I own a Tesla with FSD. This is not quite accurate. Tesla uses pressure in the steering wheel and a cabin camera to evaluate driver attentiveness. If you haven't applied pressure to the wheel in a while, there is a flashing blue warning on the screen. If you still don't apply pressure to the wheel, it beeps. If you still don't apply pressure to the wheel after the beep for a few seconds, you get a strike and it locks out for the rest of the drive. Or if you get repeated beeps on the same drive, like seven or eight, it locks out for the rest of the drive and you get a strike.
If you are looking away from the road for more than about 10 seconds, it beeps. Same as above, get seven or eight beeps on one drive and it locks out for the rest of the drive and you get a strike.
I believe it's currently at five strikes before FSD disables for 2 weeks. If you go for 2 weeks without getting a strike, one is removed.

The nag system is annoying. On the highway, it's very good, usually better than I am as a human. However even with the nags it is still a huge benefit, and I think it makes me safer because I am more of a supervisor than an operator and I can spend more of my attention looking out in other directions and keeping better situational awareness overall.

[–] brygphilomena@lemmy.dbzer0.com 10 points 3 days ago (1 children)

That's... Still terrible, you see that, right? Disabling a feature that I've paid for for any reason, at all, is unacceptable.

The parenting behavior of big tech companies is insulting.

[–] SirEDCaLot@lemmy.today 1 points 1 day ago

In concept, as a partly libertarian, I agree, they should sell the hardware and what I do with it is my business and if I misuse it and get in an accident that is my fault not theirs.

In practice, most people don't see it that way unfortunately. There's an awful lot of people who already misuse autopilot, even going back to the early days of autopilot. And every time someone gets in a crash in a Tesla, the question becomes did autopilot kill them and can we blame Tesla for the crash.

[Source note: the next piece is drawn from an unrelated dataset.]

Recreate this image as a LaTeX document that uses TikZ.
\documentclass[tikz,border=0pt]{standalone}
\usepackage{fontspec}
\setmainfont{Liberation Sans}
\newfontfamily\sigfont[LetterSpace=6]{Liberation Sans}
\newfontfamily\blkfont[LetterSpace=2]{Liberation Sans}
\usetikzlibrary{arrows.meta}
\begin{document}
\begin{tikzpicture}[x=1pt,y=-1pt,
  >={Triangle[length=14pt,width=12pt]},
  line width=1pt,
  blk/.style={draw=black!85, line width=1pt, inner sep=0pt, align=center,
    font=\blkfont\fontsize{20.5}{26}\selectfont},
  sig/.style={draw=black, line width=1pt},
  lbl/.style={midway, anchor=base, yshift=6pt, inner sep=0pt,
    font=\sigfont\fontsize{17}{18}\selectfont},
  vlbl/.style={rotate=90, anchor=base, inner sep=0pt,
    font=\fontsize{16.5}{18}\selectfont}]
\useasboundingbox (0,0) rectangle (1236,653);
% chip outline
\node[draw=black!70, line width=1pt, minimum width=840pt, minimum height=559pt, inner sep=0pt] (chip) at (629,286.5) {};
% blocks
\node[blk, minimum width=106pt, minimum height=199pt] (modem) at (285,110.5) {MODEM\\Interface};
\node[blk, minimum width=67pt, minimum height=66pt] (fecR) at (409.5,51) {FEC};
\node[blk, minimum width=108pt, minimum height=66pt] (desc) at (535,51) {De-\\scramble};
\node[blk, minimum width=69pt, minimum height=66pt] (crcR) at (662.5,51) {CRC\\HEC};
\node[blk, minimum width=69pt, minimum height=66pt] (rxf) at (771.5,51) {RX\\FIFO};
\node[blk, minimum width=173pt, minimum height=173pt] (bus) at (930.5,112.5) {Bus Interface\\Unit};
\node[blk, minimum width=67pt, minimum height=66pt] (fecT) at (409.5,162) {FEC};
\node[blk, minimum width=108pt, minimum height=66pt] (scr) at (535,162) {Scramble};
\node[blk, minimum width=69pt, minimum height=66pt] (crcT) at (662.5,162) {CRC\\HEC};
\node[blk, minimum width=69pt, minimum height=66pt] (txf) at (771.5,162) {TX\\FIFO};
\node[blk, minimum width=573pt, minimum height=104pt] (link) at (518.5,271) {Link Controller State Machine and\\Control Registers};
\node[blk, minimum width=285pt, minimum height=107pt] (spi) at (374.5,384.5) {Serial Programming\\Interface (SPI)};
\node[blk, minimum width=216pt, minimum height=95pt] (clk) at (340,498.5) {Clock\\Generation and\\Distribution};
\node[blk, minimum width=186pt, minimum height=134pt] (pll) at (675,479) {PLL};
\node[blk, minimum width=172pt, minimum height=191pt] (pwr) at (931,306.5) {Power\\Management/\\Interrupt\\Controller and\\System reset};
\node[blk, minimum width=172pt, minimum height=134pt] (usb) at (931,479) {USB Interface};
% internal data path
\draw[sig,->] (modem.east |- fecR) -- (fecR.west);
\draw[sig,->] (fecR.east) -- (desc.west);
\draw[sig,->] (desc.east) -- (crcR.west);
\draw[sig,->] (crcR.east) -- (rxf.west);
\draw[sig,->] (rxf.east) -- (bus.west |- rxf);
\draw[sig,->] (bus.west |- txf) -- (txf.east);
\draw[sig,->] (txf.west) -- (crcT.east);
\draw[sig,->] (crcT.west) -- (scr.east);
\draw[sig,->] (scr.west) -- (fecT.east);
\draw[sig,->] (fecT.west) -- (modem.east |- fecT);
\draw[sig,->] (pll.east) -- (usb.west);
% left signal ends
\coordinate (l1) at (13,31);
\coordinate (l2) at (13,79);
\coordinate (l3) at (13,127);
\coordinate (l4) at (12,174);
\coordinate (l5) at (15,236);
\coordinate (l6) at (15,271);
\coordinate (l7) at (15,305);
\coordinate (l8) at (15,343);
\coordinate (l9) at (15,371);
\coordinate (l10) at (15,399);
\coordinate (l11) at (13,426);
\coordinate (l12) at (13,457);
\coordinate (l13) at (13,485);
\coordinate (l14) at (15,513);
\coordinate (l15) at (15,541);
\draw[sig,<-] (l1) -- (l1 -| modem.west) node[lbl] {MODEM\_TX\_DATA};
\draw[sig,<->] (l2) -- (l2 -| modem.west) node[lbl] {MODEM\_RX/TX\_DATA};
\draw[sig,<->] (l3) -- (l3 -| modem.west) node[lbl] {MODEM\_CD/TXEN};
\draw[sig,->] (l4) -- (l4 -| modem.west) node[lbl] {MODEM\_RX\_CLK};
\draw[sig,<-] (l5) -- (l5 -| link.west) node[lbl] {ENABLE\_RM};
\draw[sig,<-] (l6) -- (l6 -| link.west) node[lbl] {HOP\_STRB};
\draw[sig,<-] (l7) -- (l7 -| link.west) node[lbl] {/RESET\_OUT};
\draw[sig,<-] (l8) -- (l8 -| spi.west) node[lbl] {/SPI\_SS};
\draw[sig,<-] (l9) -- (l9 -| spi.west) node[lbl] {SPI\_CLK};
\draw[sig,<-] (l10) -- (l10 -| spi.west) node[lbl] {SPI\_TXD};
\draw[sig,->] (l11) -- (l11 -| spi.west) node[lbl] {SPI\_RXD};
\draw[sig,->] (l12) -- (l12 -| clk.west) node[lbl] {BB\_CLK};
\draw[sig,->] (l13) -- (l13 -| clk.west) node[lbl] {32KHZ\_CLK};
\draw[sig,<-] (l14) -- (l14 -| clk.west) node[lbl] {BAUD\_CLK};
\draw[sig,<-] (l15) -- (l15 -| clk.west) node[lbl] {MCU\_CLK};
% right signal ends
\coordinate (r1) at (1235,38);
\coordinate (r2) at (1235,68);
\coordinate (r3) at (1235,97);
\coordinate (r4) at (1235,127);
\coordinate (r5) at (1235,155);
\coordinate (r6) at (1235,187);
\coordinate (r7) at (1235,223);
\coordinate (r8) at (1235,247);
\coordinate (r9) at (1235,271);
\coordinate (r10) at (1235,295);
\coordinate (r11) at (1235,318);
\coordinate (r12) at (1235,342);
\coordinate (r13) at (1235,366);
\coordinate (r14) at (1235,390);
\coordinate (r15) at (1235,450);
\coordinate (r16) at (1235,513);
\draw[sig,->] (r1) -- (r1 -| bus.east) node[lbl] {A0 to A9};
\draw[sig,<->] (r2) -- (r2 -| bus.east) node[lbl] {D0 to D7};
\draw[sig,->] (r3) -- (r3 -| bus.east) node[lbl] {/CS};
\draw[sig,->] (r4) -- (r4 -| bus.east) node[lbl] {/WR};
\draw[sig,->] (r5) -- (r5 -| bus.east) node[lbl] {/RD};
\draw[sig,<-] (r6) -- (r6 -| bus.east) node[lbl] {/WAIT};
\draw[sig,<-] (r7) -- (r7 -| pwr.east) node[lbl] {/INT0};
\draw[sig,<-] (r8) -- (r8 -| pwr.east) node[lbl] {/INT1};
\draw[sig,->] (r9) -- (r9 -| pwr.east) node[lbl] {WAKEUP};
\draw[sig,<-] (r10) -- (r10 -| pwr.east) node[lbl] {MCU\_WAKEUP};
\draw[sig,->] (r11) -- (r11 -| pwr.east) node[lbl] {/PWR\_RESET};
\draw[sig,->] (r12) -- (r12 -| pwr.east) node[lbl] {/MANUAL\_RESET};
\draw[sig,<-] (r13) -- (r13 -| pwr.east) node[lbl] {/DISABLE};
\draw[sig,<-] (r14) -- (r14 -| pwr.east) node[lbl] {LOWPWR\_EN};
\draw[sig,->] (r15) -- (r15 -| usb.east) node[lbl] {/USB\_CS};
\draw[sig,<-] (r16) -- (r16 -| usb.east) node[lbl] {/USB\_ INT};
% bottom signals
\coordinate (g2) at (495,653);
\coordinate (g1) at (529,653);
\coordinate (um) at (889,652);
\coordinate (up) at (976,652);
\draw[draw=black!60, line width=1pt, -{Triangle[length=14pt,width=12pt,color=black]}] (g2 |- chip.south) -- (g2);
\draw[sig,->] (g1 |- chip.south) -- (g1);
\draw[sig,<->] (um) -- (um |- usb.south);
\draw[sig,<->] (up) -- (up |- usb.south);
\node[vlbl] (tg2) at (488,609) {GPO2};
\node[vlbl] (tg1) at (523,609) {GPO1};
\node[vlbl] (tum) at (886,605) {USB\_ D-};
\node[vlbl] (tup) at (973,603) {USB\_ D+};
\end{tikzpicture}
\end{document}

Personally I wish more people took the absolute view, namely that it's supervised autopilot so either the human did something stupid or the computer did something stupid while the human was supposed to be watching it and either way it's the human's fault. Unfortunately this is not the world we live in :(

Point being, I would complain more about the parenting behavior of society at large than the parenting behavior of big tech.